(begin)

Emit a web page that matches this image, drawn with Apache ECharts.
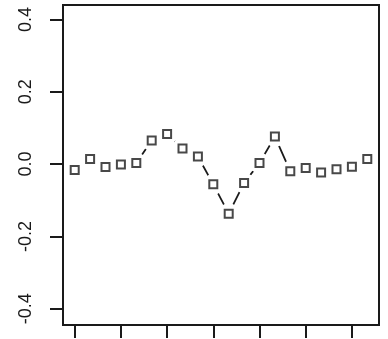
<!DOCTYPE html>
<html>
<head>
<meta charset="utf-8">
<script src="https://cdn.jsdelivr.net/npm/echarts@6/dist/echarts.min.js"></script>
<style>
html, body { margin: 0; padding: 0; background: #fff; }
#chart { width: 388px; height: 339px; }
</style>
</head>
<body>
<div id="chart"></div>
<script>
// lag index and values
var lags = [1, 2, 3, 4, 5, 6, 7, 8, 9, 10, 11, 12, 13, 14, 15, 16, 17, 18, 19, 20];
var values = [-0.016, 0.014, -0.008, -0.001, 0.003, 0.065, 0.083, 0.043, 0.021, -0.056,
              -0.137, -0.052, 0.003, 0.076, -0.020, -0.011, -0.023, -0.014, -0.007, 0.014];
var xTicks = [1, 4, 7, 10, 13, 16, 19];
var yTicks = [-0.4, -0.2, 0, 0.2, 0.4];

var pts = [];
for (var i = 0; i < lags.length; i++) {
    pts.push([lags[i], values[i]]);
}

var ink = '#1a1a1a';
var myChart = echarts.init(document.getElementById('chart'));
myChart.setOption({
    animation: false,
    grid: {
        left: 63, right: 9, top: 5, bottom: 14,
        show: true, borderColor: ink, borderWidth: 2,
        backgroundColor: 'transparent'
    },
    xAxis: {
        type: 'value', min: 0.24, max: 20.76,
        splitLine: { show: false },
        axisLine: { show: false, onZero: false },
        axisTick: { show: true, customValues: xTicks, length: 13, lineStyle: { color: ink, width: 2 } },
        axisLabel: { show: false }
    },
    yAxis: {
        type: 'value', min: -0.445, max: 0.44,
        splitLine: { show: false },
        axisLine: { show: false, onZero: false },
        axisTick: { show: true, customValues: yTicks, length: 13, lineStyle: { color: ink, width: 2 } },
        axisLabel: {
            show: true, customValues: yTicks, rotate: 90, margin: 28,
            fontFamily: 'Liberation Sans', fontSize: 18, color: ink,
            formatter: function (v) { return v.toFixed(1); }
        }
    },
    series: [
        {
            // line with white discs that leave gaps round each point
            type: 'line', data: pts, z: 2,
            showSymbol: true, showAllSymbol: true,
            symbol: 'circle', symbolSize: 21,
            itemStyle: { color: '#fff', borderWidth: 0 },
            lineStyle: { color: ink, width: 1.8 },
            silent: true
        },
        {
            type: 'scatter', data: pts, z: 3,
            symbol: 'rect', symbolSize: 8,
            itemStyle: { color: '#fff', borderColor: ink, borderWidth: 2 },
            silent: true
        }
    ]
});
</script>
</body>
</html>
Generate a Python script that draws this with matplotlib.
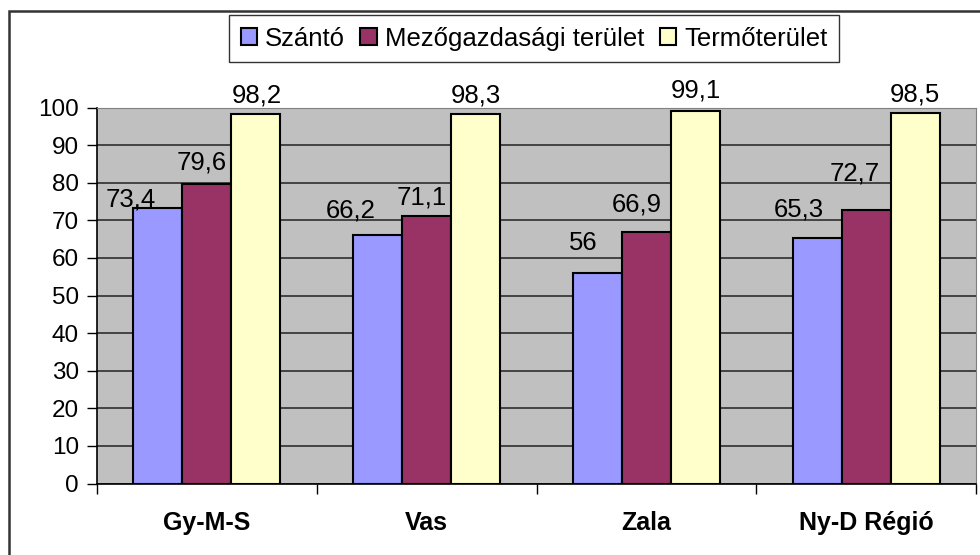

(end)

• [Work to do]:
Look through the data above. Find each line with the string "that" and copy it.

• [Exercise result]:
Emit a web page that matches this image, drawn with Apache ECharts.
            // line with white discs that leave gaps round each point
Generate a Python script that draws this with matplotlib.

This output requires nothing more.